How much of a delay hinges on finding qualified welders on the mainland or perhaps outside of the country.
The half-inch gap between the rail trains’ wheels and X-shaped track crossings, called “frogs,” currently forces the automated trains to slow to 5 mph from
55 mph at the frogs, preventing the trains from operating on a schedule of station arrivals slated for every four to five minutes.
So the current plan is to add temporary welds to the frogs to close the gap until new, wider wheels are designed, manufactured, imported and installed. The first wider wheels on the first trains are hoped to be installed sometime in August, Nathaniel “Nate” Meddings, the rail project’s director of project controls, told the Honolulu Authority for Rapid Transportation board on Tuesday.
Previously, the aim was to have the manganese welding work begin on the frogs by mid-November to accommodate the existing narrower wheels. But no one is qualified in Hawaii, and no one else with the proper
license has come forward to train local welders. HART’s bid solicitation to fix the wheel and track problems was issued in July.
“So it’s very, very likely that we will not be hitting that mid-month with the start of the weld fix,” Meddings said. “Obviously, that’s going to impact being ready for trial running at the beginning of the year. Hopefully, in a few weeks we’ll know … our path forward with bringing on qualified welders. … It’s kind of up in the air right now to identify who is going to do that weld fix.
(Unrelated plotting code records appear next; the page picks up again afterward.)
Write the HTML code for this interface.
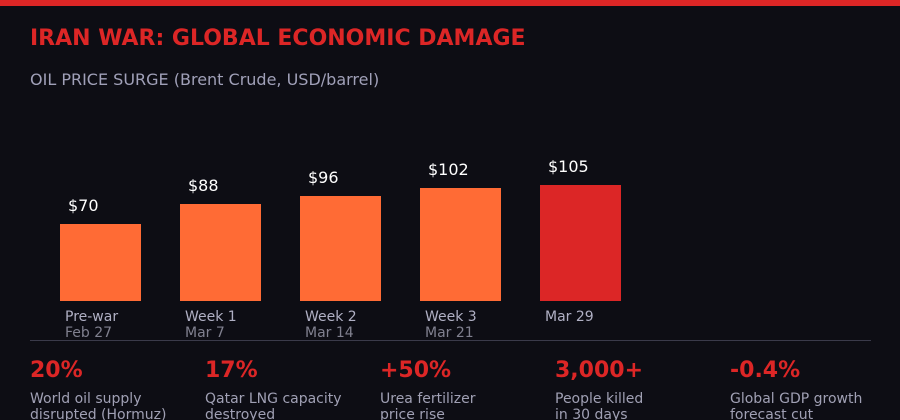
<!DOCTYPE html>
<html><head><meta charset="utf-8"><style>
html,body{margin:0;padding:0;background:#0d0d14;}
svg{display:block;font-family:"DejaVu Sans","Liberation Sans",sans-serif;}
</style></head><body>
<svg width="900" height="420" viewBox="0 0 900 420">
<rect width="900" height="420" fill="#0d0d14"/>
<rect width="900" height="6" fill="#dc2626"/>
<text x="30" y="45" font-size="22" font-weight="bold" fill="#dc2626">IRAN WAR: GLOBAL ECONOMIC DAMAGE</text>
<text x="30" y="85" font-size="16" fill="#a0a0b8">OIL PRICE SURGE (Brent Crude, USD/barrel)</text>
<g fill="#ff6b35">
<rect x="60" y="224" width="81" height="77"/>
<rect x="180" y="204" width="81" height="97"/>
<rect x="300" y="196" width="81" height="105"/>
<rect x="420" y="188" width="81" height="113"/>
</g>
<rect x="540" y="185" width="81" height="116" fill="#dc2626"/>
<g font-size="16" fill="#ffffff">
<text x="68" y="211">$70</text>
<text x="188" y="191">$88</text>
<text x="308" y="183">$96</text>
<text x="428" y="175">$102</text>
<text x="548" y="172">$105</text>
</g>
<g font-size="14" fill="#b0b0c4">
<text x="65" y="321">Pre-war</text>
<text x="185" y="321">Week 1</text>
<text x="305" y="321">Week 2</text>
<text x="425" y="321">Week 3</text>
<text x="545" y="321">Mar 29</text>
</g>
<g font-size="14" fill="#80808f">
<text x="65" y="337">Feb 27</text>
<text x="185" y="337">Mar 7</text>
<text x="305" y="337">Mar 14</text>
<text x="425" y="337">Mar 21</text>
</g>
<line x1="30" y1="340.5" x2="871" y2="340.5" stroke="#3a3a4a" stroke-width="1"/>
<g font-size="22" font-weight="bold" fill="#dc2626">
<text x="30" y="377">20%</text>
<text x="205" y="377">17%</text>
<text x="380" y="377">+50%</text>
<text x="555" y="377">3,000+</text>
<text x="730" y="377">-0.4%</text>
</g>
<g font-size="14" fill="#a0a0b4">
<text x="30" y="403">World oil supply</text><text x="30" y="419">disrupted (Hormuz)</text>
<text x="205" y="403">Qatar LNG capacity</text><text x="205" y="419">destroyed</text>
<text x="380" y="403">Urea fertilizer</text><text x="380" y="419">price rise</text>
<text x="555" y="403">People killed</text><text x="555" y="419">in 30 days</text>
<text x="730" y="403">Global GDP growth</text><text x="730" y="419">forecast cut</text>
</g>
</svg>
</body></html>
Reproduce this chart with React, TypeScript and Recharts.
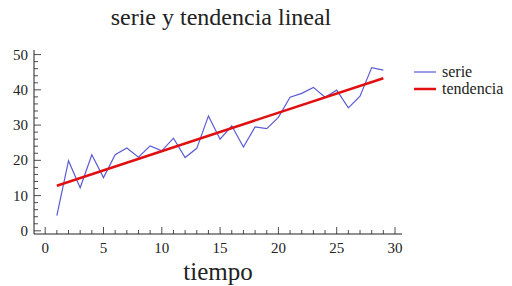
import React from "react";
import { LineChart, Line, XAxis, YAxis } from "recharts";

const TIEMPO = [1, 2, 3, 4, 5, 6, 7, 8, 9, 10, 11, 12, 13, 14, 15, 16, 17, 18, 19, 20, 21, 22, 23, 24, 25, 26, 27, 28, 29];
const SERIE = [4.3, 19.9, 12.2, 21.6, 15.1, 21.6, 23.5, 20.9, 24.1, 22.7, 26.3, 20.8, 23.4, 32.6, 26.0, 29.8, 23.8, 29.5, 29.0, 32.2, 37.9, 39.0, 40.7, 37.9, 39.9, 34.9, 38.2, 46.3, 45.6];
// fitted line, read at both ends
const TENDENCIA_X = [1, 29];
const TENDENCIA_Y = [12.8, 43.3];

const X_TICKS = Array.from({ length: 31 }, (_, i) => i);
const Y_TICKS = Array.from({ length: 26 }, (_, i) => i * 2);

const serieData = TIEMPO.map((t, i) => ({ t, serie: SERIE[i] }));
const trendData = TENDENCIA_X.map((t, i) => ({ t, tendencia: TENDENCIA_Y[i] }));

const FONT = "'Liberation Serif', 'DejaVu Serif', serif";

function XTick(props: any) {
  const { x, y, payload } = props;
  const v = payload.value;
  const major = v % 5 === 0;
  return (
    <g>
      <line x1={x} x2={x} y1={y} y2={y - (major ? 7 : 4)} stroke="#222" strokeWidth={0.8} />
      {major && (
        <text x={x} y={y + 19} textAnchor="middle" fontFamily={FONT} fontSize={15} fill="#222">
          {v}
        </text>
      )}
    </g>
  );
}

function YTick(props: any) {
  const { x, y, payload } = props;
  const v = payload.value;
  const major = v % 10 === 0;
  return (
    <g>
      <line x1={x} x2={x + (major ? 7 : 4)} y1={y} y2={y} stroke="#222" strokeWidth={0.8} />
      {major && (
        <text x={x - 6} y={y + 5} textAnchor="end" fontFamily={FONT} fontSize={15} fill="#222">
          {v}
        </text>
      )}
    </g>
  );
}

const LEGEND = [
  { name: "serie", color: "#5b5bd6", w: 1.2 },
  { name: "tendencia", color: "#e01010", w: 2.5 },
];

export default function App() {
  return (
    <div style={{ position: "absolute", left: 0, top: 0, width: 512, height: 286, background: "#fff" }}>
      <div
        style={{
          position: "absolute",
          left: 0,
          top: 4,
          width: 442,
          textAlign: "center",
          fontFamily: FONT,
          fontSize: 24,
          color: "#222",
        }}
      >
        serie y tendencia lineal
      </div>
      <div
        style={{ position: "absolute", left: 414, top: 63, fontFamily: FONT, fontSize: 16, lineHeight: "16px", color: "#222" }}
      >
        {LEGEND.map((it) => (
          <div key={it.name} style={{ display: "flex", alignItems: "center", height: 17 }}>
            <svg width={24} height={16}>
              <line x1={0} x2={22} y1={8} y2={8} stroke={it.color} strokeWidth={it.w} />
            </svg>
            <span style={{ marginLeft: 4 }}>{it.name}</span>
          </div>
        ))}
      </div>
      <LineChart width={512} height={286} margin={{ top: 50, left: 0, right: 110, bottom: 0 }}>
        <XAxis
          dataKey="t"
          type="number"
          domain={[-0.96, 30.6]}
          allowDataOverflow
          ticks={X_TICKS}
          interval={0}
          tickSize={0}
          tickMargin={0}
          tickLine={false}
          tick={<XTick />}
          height={52}
          stroke="#222"
          label={{ value: "tiempo", position: "insideBottom", offset: 6, fontFamily: FONT, fontSize: 25, fill: "#222" }}
        />
        <YAxis
          type="number"
          domain={[-0.9, 51.3]}
          allowDataOverflow
          ticks={Y_TICKS}
          interval={0}
          tickSize={0}
          tickMargin={0}
          tickLine={false}
          tick={<YTick />}
          width={34}
          stroke="#222"
        />
        <Line
          data={serieData}
          dataKey="serie"
          name="serie"
          stroke="#5b5bd6"
          strokeWidth={1.2}
          dot={false}
          isAnimationActive={false}
        />
        <Line
          data={trendData}
          dataKey="tendencia"
          name="tendencia"
          stroke="#e01010"
          strokeWidth={2.5}
          dot={false}
          isAnimationActive={false}
        />
      </LineChart>
    </div>
  );
}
But it’s safe to assume that we’re not going to meet that mid-November schedule to start that weld fix.”
The welding work is designed as a temporary fix for the frogs to accommodate both the existing, narrower wheels and the eventual wider ones, Meddings said. But testing will have to be done to make sure both wheels will fit before handing the project over to the city’s Department of Transportation Services for city tests of the first leg from East Kapolei to Aloha Stadium, he said.
The temporary welds eventually will disappear from wear and tear from the wider wheels, and specialized welders will need to be available for long-term track repairs and maintenance, he said.
Hitachi Rail Honolulu, in the meantime, continues to work on designs for wider wheels and Meddings said the hope is to get the first sets on-island by August and the first seven trains all retrofitted within a year “for the full fleet of new wheels.”
HART board chairwoman Colleen Hanabusa asked Meddings who will bear the cost to fix the mismatch
between too-narrow wheels on too-wide frogs. In response, Meddings said while the matter of liability remains murky, HART administrators and Hitachi Rail Honolulu are “working in spirit of partnership”
to get the trains running as intended.
“We’re saving the arguments over commercial liability until after we get the issue resolved,” he said. “But that is a big question. … Right now everybody’s goal, including DTS (the city’s Department of Transportation Services), the stakeholders is to get to opening. And that’s what we’re focused on.”
The current plan is to run a system comprised of
20 trains along a 20.2-mile, 21-station route from East Kapolei to the interior of Ala Moana Center, the state’s largest transit hub.
The project is currently budgeted at $12.499 billion and is not scheduled for completion until March 2031. The budget faces a current shortfall of about $3.5 billion, with no simple plan to plug the deficit.
The HART board has asked the City Council for an unspecified share of a new, proposed county Transient Accommodations Tax aimed at tourists — if the Council should approve the idea.